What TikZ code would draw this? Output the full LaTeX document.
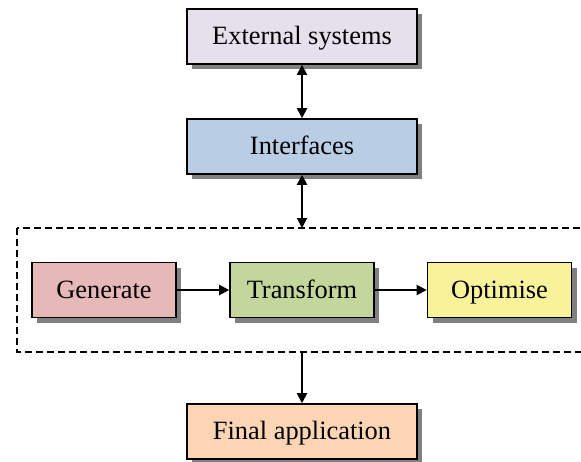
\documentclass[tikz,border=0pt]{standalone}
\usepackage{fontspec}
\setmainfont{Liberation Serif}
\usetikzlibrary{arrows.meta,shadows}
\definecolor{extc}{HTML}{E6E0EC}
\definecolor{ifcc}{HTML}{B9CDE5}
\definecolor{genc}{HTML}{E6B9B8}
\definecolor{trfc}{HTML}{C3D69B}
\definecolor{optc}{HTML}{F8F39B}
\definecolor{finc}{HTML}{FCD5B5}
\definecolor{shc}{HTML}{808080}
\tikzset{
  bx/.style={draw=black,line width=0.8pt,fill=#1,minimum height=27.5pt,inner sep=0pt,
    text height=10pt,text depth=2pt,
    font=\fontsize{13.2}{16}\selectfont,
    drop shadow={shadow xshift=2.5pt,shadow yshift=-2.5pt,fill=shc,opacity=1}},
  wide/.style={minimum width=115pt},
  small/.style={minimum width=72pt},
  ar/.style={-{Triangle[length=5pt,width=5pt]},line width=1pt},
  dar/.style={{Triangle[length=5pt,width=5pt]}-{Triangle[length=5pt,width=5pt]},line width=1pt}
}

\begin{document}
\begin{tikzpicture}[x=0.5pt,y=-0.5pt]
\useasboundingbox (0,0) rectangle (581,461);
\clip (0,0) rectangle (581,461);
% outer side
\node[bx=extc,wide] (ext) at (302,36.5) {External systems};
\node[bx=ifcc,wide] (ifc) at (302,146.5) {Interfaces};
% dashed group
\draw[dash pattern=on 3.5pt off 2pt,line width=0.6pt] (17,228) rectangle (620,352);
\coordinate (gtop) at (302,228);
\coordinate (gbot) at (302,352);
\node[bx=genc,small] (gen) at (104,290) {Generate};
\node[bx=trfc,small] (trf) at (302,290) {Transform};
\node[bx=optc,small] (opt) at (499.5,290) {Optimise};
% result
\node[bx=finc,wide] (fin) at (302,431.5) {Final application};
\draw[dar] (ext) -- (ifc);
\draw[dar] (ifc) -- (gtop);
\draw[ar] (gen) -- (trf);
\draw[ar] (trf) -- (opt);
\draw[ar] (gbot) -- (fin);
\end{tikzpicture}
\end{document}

- Requirement -
Copy the material above in full and exactly, skipping pictures.

- Finished answer -
What TikZ code would draw this? Output the full LaTeX document.
\documentclass[tikz,border=0pt]{standalone}
\usepackage{fontspec}
\setmainfont{Liberation Serif}
\usetikzlibrary{arrows.meta,shadows}
\definecolor{extc}{HTML}{E6E0EC}
\definecolor{ifcc}{HTML}{B9CDE5}
\definecolor{genc}{HTML}{E6B9B8}
\definecolor{trfc}{HTML}{C3D69B}
\definecolor{optc}{HTML}{F8F39B}
\definecolor{finc}{HTML}{FCD5B5}
\definecolor{shc}{HTML}{808080}
\tikzset{
  bx/.style={draw=black,line width=0.8pt,fill=#1,minimum height=27.5pt,inner sep=0pt,
    text height=10pt,text depth=2pt,
    font=\fontsize{13.2}{16}\selectfont,
    drop shadow={shadow xshift=2.5pt,shadow yshift=-2.5pt,fill=shc,opacity=1}},
  wide/.style={minimum width=115pt},
  small/.style={minimum width=72pt},
  ar/.style={-{Triangle[length=5pt,width=5pt]},line width=1pt},
  dar/.style={{Triangle[length=5pt,width=5pt]}-{Triangle[length=5pt,width=5pt]},line width=1pt}
}

\begin{document}
\begin{tikzpicture}[x=0.5pt,y=-0.5pt]
\useasboundingbox (0,0) rectangle (581,461);
\clip (0,0) rectangle (581,461);
% outer side
\node[bx=extc,wide] (ext) at (302,36.5) {External systems};
\node[bx=ifcc,wide] (ifc) at (302,146.5) {Interfaces};
% dashed group
\draw[dash pattern=on 3.5pt off 2pt,line width=0.6pt] (17,228) rectangle (620,352);
\coordinate (gtop) at (302,228);
\coordinate (gbot) at (302,352);
\node[bx=genc,small] (gen) at (104,290) {Generate};
\node[bx=trfc,small] (trf) at (302,290) {Transform};
\node[bx=optc,small] (opt) at (499.5,290) {Optimise};
% result
\node[bx=finc,wide] (fin) at (302,431.5) {Final application};
\draw[dar] (ext) -- (ifc);
\draw[dar] (ifc) -- (gtop);
\draw[ar] (gen) -- (trf);
\draw[ar] (trf) -- (opt);
\draw[ar] (gbot) -- (fin);
\end{tikzpicture}
\end{document}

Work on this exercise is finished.